Are you a genuine Palm Beacher? A true diamond?
Or are you a flashy imitator? A cubic zirconia?
Oh pshaw, you say, of course I'm a Palm Beacher. I live in Palm Beach, don't I?
Residence doesn't do it. There's a certain attitude, a way of doing — or not doing — things that marks a genuine Palm Beacher. The genuine Palm Beach woman: * Is very knowledgeable about food, yet eats little and cooks rarely; * Has her "adios" money carefully stashed away (enough to set herself up in an apartment should the need arise), and periodically adds to it; * Has a job, whether paid or unpaid, although never at a relative's business; * Marries later in life and makes a witty, urbane, Dorothy Parker-ish speech at her wedding; * Has a golf handicap below 20; * Has an undergraduate degree in business, finance, or design. If she has a graduate degree, it is in art history or ancient civilizations; * Is on The South Beach diet; * Keeps personalized Tiffany notecards, pre-stamped envelopes and a Mont Blanc pen in the bedside drawer to write dinner party thank-you notes immediately after returning home;
* Never goes out without sunscreen; * Happily sends her significant other off on a golfing-with-the-boys trip, knowing that her reward will be a villa in Tuscany for a month; * Never lies about using a caterer; * Knows that a working breakfast at Surfside Diner is the best way to get things done;
* Never does three-hour lunches; * Always tends to her own garden, but lets paid help take care of the lawn and shrubbery; * Can read a market report or balance sheet as well as any Wharton wunderkind; * Never reprimands a child in public; and * Fluently speaks another language, preferably Spanish, Italian or French.
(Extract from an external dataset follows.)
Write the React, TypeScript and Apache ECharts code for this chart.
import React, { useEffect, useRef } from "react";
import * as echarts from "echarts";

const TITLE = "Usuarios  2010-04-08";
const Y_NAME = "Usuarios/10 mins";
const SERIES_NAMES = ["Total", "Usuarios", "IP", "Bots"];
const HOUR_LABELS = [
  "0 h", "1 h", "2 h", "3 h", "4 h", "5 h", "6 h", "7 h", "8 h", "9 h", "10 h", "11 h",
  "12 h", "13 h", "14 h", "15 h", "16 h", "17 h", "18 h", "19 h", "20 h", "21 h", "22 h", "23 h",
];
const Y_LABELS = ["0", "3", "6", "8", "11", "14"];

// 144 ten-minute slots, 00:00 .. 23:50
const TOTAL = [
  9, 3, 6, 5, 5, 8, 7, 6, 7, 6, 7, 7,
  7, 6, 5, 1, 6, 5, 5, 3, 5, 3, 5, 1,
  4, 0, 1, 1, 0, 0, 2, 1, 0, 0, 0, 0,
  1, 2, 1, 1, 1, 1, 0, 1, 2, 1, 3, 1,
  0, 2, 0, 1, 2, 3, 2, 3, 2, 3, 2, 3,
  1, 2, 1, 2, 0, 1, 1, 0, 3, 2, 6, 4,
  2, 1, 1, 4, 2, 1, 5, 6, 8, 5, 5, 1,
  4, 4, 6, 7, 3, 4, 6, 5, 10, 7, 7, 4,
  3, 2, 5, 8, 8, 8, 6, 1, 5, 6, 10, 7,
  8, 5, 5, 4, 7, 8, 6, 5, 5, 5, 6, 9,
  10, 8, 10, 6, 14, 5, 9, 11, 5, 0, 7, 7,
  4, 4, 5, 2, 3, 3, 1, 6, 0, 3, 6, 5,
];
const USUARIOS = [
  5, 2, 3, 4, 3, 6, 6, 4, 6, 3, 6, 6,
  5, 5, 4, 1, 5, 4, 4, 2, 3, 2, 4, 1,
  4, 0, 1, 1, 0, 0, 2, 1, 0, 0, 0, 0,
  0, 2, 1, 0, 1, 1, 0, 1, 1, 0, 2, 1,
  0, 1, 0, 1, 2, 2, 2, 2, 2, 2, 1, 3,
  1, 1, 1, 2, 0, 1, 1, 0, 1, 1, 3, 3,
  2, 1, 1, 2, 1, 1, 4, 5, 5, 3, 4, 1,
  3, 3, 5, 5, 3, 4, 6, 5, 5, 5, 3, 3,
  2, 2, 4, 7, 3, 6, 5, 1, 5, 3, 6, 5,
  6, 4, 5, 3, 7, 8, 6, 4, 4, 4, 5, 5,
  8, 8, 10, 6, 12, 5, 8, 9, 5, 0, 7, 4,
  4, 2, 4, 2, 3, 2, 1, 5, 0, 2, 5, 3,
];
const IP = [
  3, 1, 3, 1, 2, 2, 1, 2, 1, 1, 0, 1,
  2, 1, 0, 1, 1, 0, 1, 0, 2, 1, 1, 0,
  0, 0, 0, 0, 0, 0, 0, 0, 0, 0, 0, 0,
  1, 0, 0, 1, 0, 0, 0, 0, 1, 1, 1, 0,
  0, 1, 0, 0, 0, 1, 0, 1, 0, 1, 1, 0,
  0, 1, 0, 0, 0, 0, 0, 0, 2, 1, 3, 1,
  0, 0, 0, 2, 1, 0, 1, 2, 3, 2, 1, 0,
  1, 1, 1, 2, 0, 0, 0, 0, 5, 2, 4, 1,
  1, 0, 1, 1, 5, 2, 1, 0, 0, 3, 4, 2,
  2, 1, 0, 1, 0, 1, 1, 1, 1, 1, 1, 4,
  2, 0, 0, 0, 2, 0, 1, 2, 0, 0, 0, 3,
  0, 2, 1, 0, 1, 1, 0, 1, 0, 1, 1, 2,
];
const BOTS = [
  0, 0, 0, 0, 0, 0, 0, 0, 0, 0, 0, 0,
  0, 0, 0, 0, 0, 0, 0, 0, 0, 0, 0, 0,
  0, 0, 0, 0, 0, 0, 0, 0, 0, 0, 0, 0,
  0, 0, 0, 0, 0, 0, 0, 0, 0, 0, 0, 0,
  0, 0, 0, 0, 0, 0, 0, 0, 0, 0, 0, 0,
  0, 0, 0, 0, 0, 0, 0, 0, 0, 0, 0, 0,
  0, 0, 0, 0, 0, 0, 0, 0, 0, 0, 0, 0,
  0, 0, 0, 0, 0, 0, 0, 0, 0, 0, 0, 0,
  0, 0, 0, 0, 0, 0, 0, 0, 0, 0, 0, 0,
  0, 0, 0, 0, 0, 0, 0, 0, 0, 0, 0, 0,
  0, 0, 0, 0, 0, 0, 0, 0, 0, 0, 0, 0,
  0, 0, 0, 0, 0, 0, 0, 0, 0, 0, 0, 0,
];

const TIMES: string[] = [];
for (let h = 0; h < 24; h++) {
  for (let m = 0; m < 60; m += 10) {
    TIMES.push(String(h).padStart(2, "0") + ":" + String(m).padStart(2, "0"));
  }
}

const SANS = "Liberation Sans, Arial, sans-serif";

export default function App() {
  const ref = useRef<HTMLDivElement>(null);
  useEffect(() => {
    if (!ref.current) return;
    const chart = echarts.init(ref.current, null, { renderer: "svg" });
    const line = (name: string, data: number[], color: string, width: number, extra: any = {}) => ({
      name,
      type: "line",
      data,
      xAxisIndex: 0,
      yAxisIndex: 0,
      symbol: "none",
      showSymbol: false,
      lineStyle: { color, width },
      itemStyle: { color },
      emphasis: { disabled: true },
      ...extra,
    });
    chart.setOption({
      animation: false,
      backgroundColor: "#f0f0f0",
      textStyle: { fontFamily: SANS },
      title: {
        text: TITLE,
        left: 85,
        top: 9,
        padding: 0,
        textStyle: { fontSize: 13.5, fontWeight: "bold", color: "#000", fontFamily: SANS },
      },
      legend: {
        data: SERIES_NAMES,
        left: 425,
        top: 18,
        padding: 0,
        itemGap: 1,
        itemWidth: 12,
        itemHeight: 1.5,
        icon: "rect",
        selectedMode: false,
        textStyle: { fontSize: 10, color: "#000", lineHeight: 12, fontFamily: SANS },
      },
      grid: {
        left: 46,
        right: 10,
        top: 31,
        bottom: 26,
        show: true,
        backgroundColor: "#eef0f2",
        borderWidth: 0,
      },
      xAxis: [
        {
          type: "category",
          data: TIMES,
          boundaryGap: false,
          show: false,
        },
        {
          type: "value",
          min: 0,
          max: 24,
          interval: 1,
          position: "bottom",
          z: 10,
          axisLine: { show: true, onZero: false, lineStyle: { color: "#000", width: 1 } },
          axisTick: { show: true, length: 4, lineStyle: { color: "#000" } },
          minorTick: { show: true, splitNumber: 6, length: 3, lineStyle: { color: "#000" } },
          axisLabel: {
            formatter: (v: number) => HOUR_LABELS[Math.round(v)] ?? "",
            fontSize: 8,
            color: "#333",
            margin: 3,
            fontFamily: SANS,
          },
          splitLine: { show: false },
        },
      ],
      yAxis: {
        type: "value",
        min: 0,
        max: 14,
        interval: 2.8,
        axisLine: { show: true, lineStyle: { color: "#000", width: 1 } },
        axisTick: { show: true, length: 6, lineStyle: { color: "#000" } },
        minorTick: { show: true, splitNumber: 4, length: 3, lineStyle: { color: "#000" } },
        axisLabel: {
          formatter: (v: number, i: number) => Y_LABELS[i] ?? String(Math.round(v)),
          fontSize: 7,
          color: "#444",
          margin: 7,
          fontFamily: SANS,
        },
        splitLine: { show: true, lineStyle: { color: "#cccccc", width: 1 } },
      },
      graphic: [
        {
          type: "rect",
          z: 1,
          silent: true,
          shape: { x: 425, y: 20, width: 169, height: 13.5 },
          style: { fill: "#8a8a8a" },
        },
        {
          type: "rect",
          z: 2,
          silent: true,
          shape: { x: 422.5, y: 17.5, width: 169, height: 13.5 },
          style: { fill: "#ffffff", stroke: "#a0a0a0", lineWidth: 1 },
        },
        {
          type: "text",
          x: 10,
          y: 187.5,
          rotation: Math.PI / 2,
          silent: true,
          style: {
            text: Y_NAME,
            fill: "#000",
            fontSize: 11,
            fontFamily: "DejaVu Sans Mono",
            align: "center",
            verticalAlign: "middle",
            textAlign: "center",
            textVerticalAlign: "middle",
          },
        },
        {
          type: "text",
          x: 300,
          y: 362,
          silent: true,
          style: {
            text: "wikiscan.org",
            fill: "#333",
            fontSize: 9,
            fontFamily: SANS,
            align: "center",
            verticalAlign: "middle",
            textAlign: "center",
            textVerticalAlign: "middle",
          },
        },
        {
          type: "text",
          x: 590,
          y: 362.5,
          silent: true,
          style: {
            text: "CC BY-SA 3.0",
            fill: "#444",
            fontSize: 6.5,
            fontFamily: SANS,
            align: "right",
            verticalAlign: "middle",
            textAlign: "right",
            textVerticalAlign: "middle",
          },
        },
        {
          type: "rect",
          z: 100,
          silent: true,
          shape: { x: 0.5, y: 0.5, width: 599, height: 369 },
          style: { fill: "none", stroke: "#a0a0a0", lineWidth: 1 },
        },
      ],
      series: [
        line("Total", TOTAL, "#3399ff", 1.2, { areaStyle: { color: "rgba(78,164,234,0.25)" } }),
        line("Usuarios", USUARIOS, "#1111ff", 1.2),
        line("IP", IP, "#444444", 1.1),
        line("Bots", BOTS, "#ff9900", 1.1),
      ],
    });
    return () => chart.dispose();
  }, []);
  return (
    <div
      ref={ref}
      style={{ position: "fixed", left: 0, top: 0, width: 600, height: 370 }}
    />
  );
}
The genuine Palm Beach man: * Drives (and marries) something small, expensive and aerodynamic;
* Doesn't watch televised sports but owns a limited partnership in a professional sports franchise; * Keeps his wife and mistress in separate cities; * Thinks tennis is "a girl's game," but plays because it's good exercise;
* Secretly thinks women don't belong on golf courses; * Doesn't like wearing black tie but does it because it makes The Wife happy;
* Never, ever raises his voice to the valet parker at the club; * Is on the Atkins diet; * Wonders if his son's girlfriend thinks he's "cute"; * Claims to go to Rachel's Steakhouse "for the food";
* Always goes in person rather than sending his secretary to buy birthday gifts for family members; * Knows a lot about wine and has an extensive wine cellar, but prefers to drink Scotch; * Hopes that women's fire-engine red lipstick comes back in style soon; * Wonders if anybody knows about his extramarital affair (everybody knows); and * Reads the gossip column every week but never, ever admits it.